Kobi’ler için konsolide finansal tablo ve raporların gerekliliği tartışmalıdır. Yapı itibariyle çok karmaşık olmayan bu şirketler için konsolide finansal tablo ve rapor hazırlamak çok da ihtiyaç duyulan bir konu değildir. “Konsolidasyonla ilgili birçok standardın bulunması (IAS 27 Konsolidasyon, UFRS 3 Şirket Birleşmeleri, IAS 38 Maddi Olmayan Duran Varlıklar, IAS 36 Varlıklarda Değer Düşüklüğü gibi) standarda ilişkin karmaşıklığı artırmaktadır.” Özellikle ülkemiz gibi gelişmekte olan ülkelerde bu standarda fazla ihtiyaç duyulmamaktadır. Bazı gelişmiş ülkelerin hukuk sisteminde de küçük şirketler konsolidasyondan muaf tutulmuştur. IAS 27’ye göre yan kuruluşları olan Kobi’ler için getirilen konsolidasyon standardı hukuki bir durum da arz etmektedir. Tüm hissadarlar oy birliğiyle konsolidasyonu gerekli görmezlerse Kobi’ler konsolidasyondan muaf tutulabilir.
Sadeleşme
Standartların sadeleşmesi isteniyorsa “Konsolidasyon”a ilişkin bölümlerin standartlar arasından çıkartılması daha doğru olacaktır. Bu standartların uygulanmasıyla oluşacak fayda-maliyet dengesindeki olumsuz sapmalar standartların amacına ulaşmasını engelleyecektir.
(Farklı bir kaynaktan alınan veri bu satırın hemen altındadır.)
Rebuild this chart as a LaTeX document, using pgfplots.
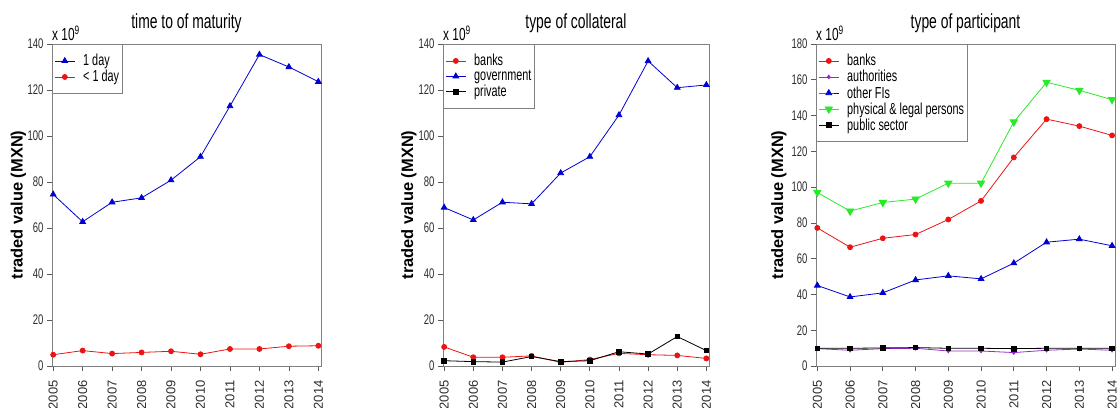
\documentclass[border=0pt]{standalone}
\usepackage{fontspec}
\setmainfont[FakeStretch=0.68]{Liberation Sans}
\newfontfamily\plainsans{Liberation Sans}
\usepackage{pgfplots}
\pgfplotsset{compat=1.18}

\definecolor{rblue}{RGB}{0,0,210}
\definecolor{rred}{RGB}{235,20,20}
\definecolor{rgreen}{RGB}{40,235,40}
\definecolor{rpurple}{RGB}{150,40,205}
\definecolor{framegray}{RGB}{128,128,128}
\definecolor{labgray}{RGB}{45,45,45}

\pgfplotsset{
  rpanel/.style={
    scale only axis,
    height=322bp,
    xmin=2004.96, xmax=2014.09,
    ymin=0,
    clip=false,
    xtick={2005,2006,2007,2008,2009,2010,2011,2012,2013,2014},
    xticklabels={2005,2006,2007,2008,2009,2010,2011,2012,2013,2014},
    axis line style={framegray, line width=0.9bp},
    tick align=outside,
    xtick pos=left, ytick pos=left,
    major tick length=5bp,
    tick style={black!65, line width=0.7bp},
    /pgf/number format/assume math mode=true,
    yticklabel style={font=\fontsize{14}{14}\selectfont, text=labgray},
    xticklabel shift=6bp,
    xticklabel style={rotate=90, anchor=east,
      font=\plainsans\fontsize{13}{13}\selectfont, text=labgray},
    title style={font=\fontsize{20.5}{20.5}\selectfont, at={(0.5,1)},
      anchor=base, yshift=10bp},
    ylabel={traded value (MXN)},
    legend style={at={(0,1)}, anchor=north west, draw=framegray,
      line width=0.8bp, font=\fontsize{16}{16}\selectfont,
      inner xsep=2bp, inner ysep=9bp, row sep=1bp,
      nodes={inner sep=1bp},
      /tikz/every odd column/.append style={column sep=7bp}},
    legend cell align=left,
    legend image code/.code={
      \draw[mark repeat=2,mark phase=2] plot coordinates {(0bp,0bp) (10bp,0bp) (20bp,0bp)};},
    every axis plot/.append style={line width=0.8bp},
  },
  ylabpos/.style={every axis y label/.style={
      at={(axis description cs:#1,0.5)}, rotate=90, anchor=center,
      font=\plainsans\bfseries\fontsize{16.5}{16.5}\selectfont}},
  scalenote/.style={after end axis/.code={
      \node[anchor=base west, inner sep=0pt, font=\fontsize{17.5}{17.5}\selectfont]
        at ([yshift=3bp]rel axis cs:0,1) {x 10\textsuperscript{9}};}},
  sblue/.style={rblue, mark=triangle*, mark size=3.3bp},
  sred/.style={rred, mark=*, mark size=2.5bp},
  sblack/.style={black, mark=square*, mark size=2.3bp},
  sgreen/.style={rgreen, mark=triangle*, mark size=4.2bp, mark options={rotate=180}},
  spurple/.style={rpurple, mark=diamond*, mark size=1.8bp},
}

\begin{document}
\begin{tikzpicture}

% time to maturity
\begin{axis}[rpanel, ylabpos=-0.125, scalenote,
  at={(52bp,42bp)}, anchor=south west, width=269bp,
  ymax=140, ytick={0,20,...,140},
  title={time to of maturity}]
\addplot[sblue] coordinates {
  (2005,74.6) (2006,62.7) (2007,71.2) (2008,73.1) (2009,80.8)
  (2010,91.0) (2011,113.0) (2012,135.4) (2013,130.0) (2014,123.6)};
\addlegendentry{1 day}
\addplot[sred] coordinates {
  (2005,4.9) (2006,6.7) (2007,5.4) (2008,5.9) (2009,6.4)
  (2010,5.1) (2011,7.4) (2012,7.4) (2013,8.6) (2014,8.8)};
\addlegendentry{< 1 day}
\end{axis}

% type of collateral
\begin{axis}[rpanel, ylabpos=-0.128, scalenote,
  at={(443bp,42bp)}, anchor=south west, width=266bp,
  ymax=140, ytick={0,20,...,140},
  title={type of collateral}]
\addplot[sred] coordinates {
  (2005,8.3) (2006,3.8) (2007,3.8) (2008,4.4) (2009,1.6)
  (2010,2.8) (2011,5.5) (2012,4.9) (2013,4.6) (2014,3.3)};
\addlegendentry{banks}
\addplot[sblue] coordinates {
  (2005,68.9) (2006,63.5) (2007,71.2) (2008,70.5) (2009,83.9)
  (2010,91.0) (2011,109.1) (2012,132.6) (2013,121.0) (2014,122.2)};
\addlegendentry{government}
\addplot[sblack] coordinates {
  (2005,2.3) (2006,1.9) (2007,1.7) (2008,4.1) (2009,1.9)
  (2010,2.3) (2011,6.2) (2012,5.2) (2013,12.8) (2014,6.7)};
\addlegendentry{private}
\end{axis}

% type of participant
\begin{axis}[rpanel, ylabpos=-0.124, scalenote,
  at={(816bp,42bp)}, anchor=south west, width=299bp,
  ymax=180, ytick={0,20,...,180},
  title={type of participant}]
\addplot[sred] coordinates {
  (2005,77.2) (2006,66.4) (2007,71.4) (2008,73.5) (2009,81.9)
  (2010,92.3) (2011,116.6) (2012,138.0) (2013,134.1) (2014,128.9)};
\addlegendentry{banks}
\addplot[spurple] coordinates {
  (2005,9.7) (2006,8.8) (2007,9.7) (2008,9.9) (2009,8.4)
  (2010,8.4) (2011,7.5) (2012,8.8) (2013,9.5) (2014,8.8)};
\addlegendentry{authorities}
\addplot[sblue] coordinates {
  (2005,45.0) (2006,38.6) (2007,40.9) (2008,48.1) (2009,50.4)
  (2010,48.7) (2011,57.5) (2012,69.2) (2013,70.9) (2014,67.2)};
\addlegendentry{other FIs}
\addplot[sgreen] coordinates {
  (2005,97.0) (2006,86.6) (2007,91.4) (2008,93.3) (2009,102.2)
  (2010,102.2) (2011,136.4) (2012,158.6) (2013,154.1) (2014,148.9)};
\addlegendentry{physical \& legal persons}
\addplot[sblack] coordinates {
  (2005,9.9) (2006,9.9) (2007,10.1) (2008,10.3) (2009,9.9)
  (2010,9.9) (2011,9.7) (2012,9.9) (2013,9.9) (2014,9.9)};
\addlegendentry{public sector}
\end{axis}

\pgfresetboundingbox
\path[use as bounding box] (0bp,0bp) rectangle (1117bp,408bp);
\end{tikzpicture}
\end{document}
Kobi’ler tanımı için getirilen sayısal ölçüler ise özellikle sektörel açıdan sorun yaratabilecektir. Şirket büyüklüklerinin saptanması, ülkeler arasındaki piyasa gelişmişlik farklarından dolayı da sorun yaratabilecektir.
UFRS’yle birlikte
Kobi’ler, kendileri için hazırlanan UFRS standartlarını uyguladıkça belirli yararlar elde edebilecektir. Bunlar; uluslararası standartları uygulamanın getireceği kredibilite ve yeni imkanlar, şirket büyümelerine paralel olarak kapsamlı UFRS’ye geçişte kolaylık, kurumsal bir kimliğe geçiş ve şeffaflık gibi olumlu etkilerdir. Ülkemizde çok yüksek boyutlarda olan kayıtdışılık sorunu da dikkate alındığında Kobi’ler için getirilen bu standartların kayıtdışılığın azaltılmasında da yararlı olacağı açıktır.